Остановились, как заявил магистр, «по малой нужде». Вышли из машины. Зарыхта углубился во тьму, почувствовал под ногами скользкий край канавы, глубоко вдохнул влажный воздух, загустевший от осенних ароматов. Где-то поблизости был лес, еще ближе желтели огоньки и лаяла собака, а почти у самого шоссе зияло во мраке одинокое окно, заполненное голубоватым мерцанием телевизионного экрана. Надо было проехать чуть дальше, — подумал Зарыхта и посмотрел вперед, на дорогу, туда, где словно из подсвеченного барочного фонтана била сверкающая струя — это магистр бесстыдно справлял свою «малую нужду» в сиянии автомобильных фар.
Этот Собесяк действует мне на нервы, — вздохнул Зарыхта. Повернул к машине, забрался в ее темные недра. И сразу же навалились мысли, от которых отвлек его минуту назад магистр со своими камушками в почках.
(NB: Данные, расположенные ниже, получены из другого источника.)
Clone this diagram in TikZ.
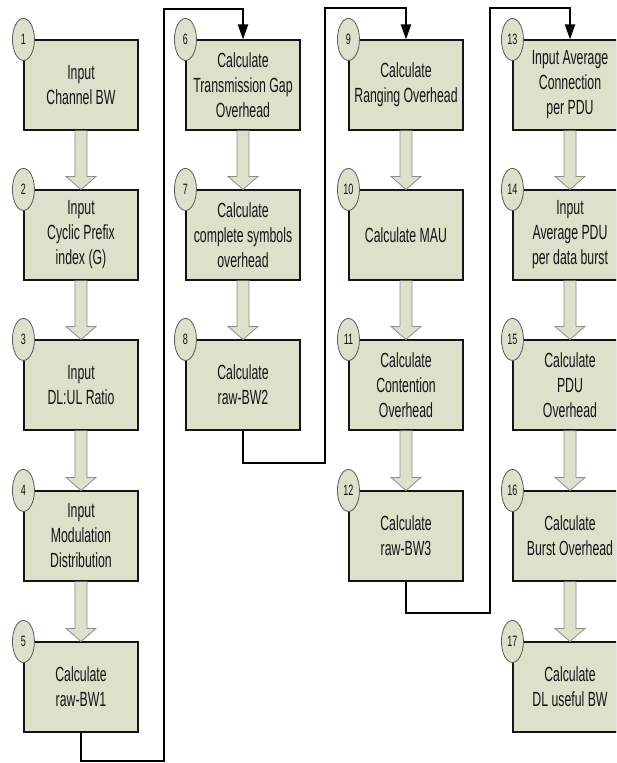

Значит, о Барыцком говорило все министерство! Vox populi! Зарыхту поразила аналогия. А может, нет никакой разницы? Оскорбительные для него выкрики женщины — разве это не один из вариантов той же самой истории, не такой же глас народа, столь же несправедливый, как и слова этого мальчишки-водителя о Барыцком? Барыцкий, влюбленный в малогабаритность! Я — обижающий рабочего! Так что же действительно принимается в расчет? Наши намерения? К черту намерения! Или факты, поддающиеся проверке факты? Но что такое факты? Что такое поддающиеся проверке факты? То ли, что я не разрешил закончить в Н. строительство больницы? Или то, что Н. неузнаваемо изменился? Что люди могут там жить по-человечески? Очевидный факт! Эта страна, превращенная в гигантскую стройплощадку, пока не прибранную, где полно недоделок и еще недостаточно технической оснащенности, но набирающую размах. Очевидный факт! Нетерпение людей, которым надоели нехватки, тесные квартиры! За какие из этих фактов мы — Барыцкий и я — отвечаем? Мы не устанавливали традиционных вех на кровлях новостроек, не было прощальной пирушки каменщиков. Мы на нее не рассчитывали. Так на что же я мог рассчитывать? На аплодисменты после подъема занавеса? Было и это, тогда, на собрании, где Барыцкий бросал мне правду в лицо. Правду? Моя правда — это мое сердце, надорванное не от крохоборства, и моя жизнь, которую я не разменивал по мелочам.